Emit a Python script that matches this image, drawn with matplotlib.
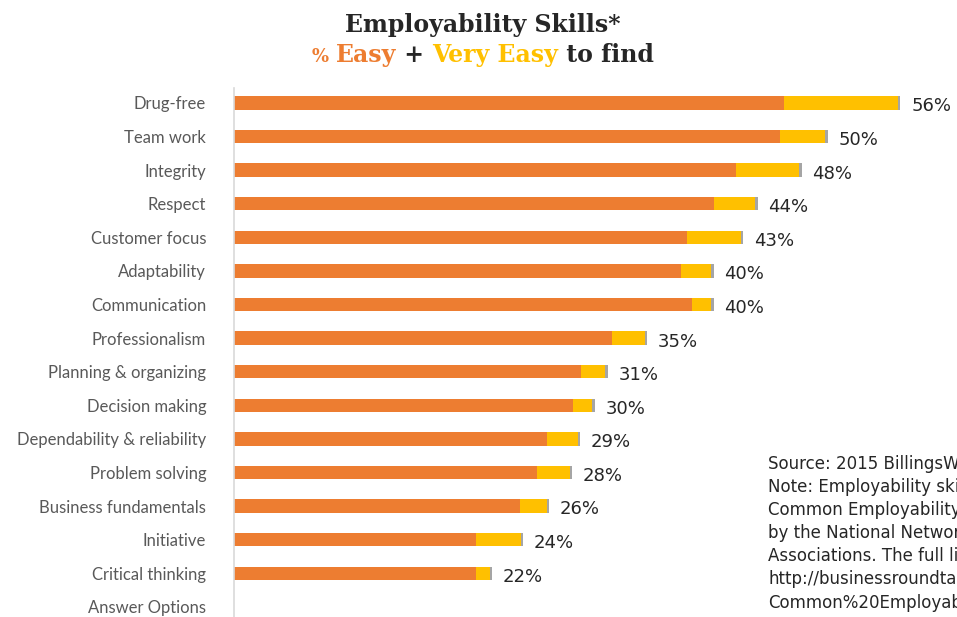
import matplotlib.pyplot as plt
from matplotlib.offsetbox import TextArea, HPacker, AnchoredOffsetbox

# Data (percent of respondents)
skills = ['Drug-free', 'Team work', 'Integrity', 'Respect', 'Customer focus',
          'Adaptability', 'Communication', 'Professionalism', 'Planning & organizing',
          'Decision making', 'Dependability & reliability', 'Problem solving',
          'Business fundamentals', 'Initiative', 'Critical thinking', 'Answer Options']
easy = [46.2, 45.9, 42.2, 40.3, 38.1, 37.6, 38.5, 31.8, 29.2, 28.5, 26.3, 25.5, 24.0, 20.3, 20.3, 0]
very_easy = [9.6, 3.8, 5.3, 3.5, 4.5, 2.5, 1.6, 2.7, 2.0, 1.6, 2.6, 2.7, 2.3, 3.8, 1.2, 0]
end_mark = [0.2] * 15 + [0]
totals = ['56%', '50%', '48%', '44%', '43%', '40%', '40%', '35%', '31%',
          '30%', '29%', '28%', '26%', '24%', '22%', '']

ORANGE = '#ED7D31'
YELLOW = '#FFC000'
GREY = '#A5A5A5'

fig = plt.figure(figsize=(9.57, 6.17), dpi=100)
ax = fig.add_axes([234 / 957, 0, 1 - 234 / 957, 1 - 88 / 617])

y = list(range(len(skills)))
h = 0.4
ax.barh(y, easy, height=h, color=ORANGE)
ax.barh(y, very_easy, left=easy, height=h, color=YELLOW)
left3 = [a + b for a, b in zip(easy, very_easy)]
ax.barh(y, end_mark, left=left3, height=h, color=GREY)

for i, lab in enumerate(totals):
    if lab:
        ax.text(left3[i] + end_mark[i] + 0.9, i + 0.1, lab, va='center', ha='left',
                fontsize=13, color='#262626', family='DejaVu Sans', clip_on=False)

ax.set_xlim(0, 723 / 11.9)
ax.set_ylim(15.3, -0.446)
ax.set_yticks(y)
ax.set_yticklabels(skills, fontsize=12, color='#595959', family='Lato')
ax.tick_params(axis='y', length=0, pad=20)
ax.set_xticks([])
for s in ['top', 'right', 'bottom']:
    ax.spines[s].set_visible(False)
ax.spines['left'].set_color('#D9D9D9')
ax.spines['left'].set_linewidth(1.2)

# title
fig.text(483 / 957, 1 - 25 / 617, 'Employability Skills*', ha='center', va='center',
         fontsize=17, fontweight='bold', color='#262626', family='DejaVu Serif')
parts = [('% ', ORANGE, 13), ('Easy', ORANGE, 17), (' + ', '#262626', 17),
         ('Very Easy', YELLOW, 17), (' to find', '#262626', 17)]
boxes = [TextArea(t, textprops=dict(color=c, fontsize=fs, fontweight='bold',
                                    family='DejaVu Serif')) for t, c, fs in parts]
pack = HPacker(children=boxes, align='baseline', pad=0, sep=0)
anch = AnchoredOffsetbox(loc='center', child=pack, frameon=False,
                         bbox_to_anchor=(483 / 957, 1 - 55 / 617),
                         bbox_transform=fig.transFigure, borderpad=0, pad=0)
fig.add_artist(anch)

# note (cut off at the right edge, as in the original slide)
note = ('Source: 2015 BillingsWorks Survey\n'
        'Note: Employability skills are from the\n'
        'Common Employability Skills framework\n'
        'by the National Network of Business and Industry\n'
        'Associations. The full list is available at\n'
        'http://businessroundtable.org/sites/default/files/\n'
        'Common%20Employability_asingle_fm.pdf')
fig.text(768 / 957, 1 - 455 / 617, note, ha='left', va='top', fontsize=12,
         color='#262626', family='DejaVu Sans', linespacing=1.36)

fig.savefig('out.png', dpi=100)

> [GIVEN REQUEST]: Emit the lines of the material exactly, from its first line to the line containing "fontsize=13, color='#262626', family='DejaVu", inclusive; leave every picture out.

> [OUTPUT]:
Emit a Python script that matches this image, drawn with matplotlib.
import matplotlib.pyplot as plt
from matplotlib.offsetbox import TextArea, HPacker, AnchoredOffsetbox

# Data (percent of respondents)
skills = ['Drug-free', 'Team work', 'Integrity', 'Respect', 'Customer focus',
          'Adaptability', 'Communication', 'Professionalism', 'Planning & organizing',
          'Decision making', 'Dependability & reliability', 'Problem solving',
          'Business fundamentals', 'Initiative', 'Critical thinking', 'Answer Options']
easy = [46.2, 45.9, 42.2, 40.3, 38.1, 37.6, 38.5, 31.8, 29.2, 28.5, 26.3, 25.5, 24.0, 20.3, 20.3, 0]
very_easy = [9.6, 3.8, 5.3, 3.5, 4.5, 2.5, 1.6, 2.7, 2.0, 1.6, 2.6, 2.7, 2.3, 3.8, 1.2, 0]
end_mark = [0.2] * 15 + [0]
totals = ['56%', '50%', '48%', '44%', '43%', '40%', '40%', '35%', '31%',
          '30%', '29%', '28%', '26%', '24%', '22%', '']

ORANGE = '#ED7D31'
YELLOW = '#FFC000'
GREY = '#A5A5A5'

fig = plt.figure(figsize=(9.57, 6.17), dpi=100)
ax = fig.add_axes([234 / 957, 0, 1 - 234 / 957, 1 - 88 / 617])

y = list(range(len(skills)))
h = 0.4
ax.barh(y, easy, height=h, color=ORANGE)
ax.barh(y, very_easy, left=easy, height=h, color=YELLOW)
left3 = [a + b for a, b in zip(easy, very_easy)]
ax.barh(y, end_mark, left=left3, height=h, color=GREY)

for i, lab in enumerate(totals):
    if lab:
        ax.text(left3[i] + end_mark[i] + 0.9, i + 0.1, lab, va='center', ha='left',
                fontsize=13, color='#262626', family='DejaVu Sans', clip_on=False)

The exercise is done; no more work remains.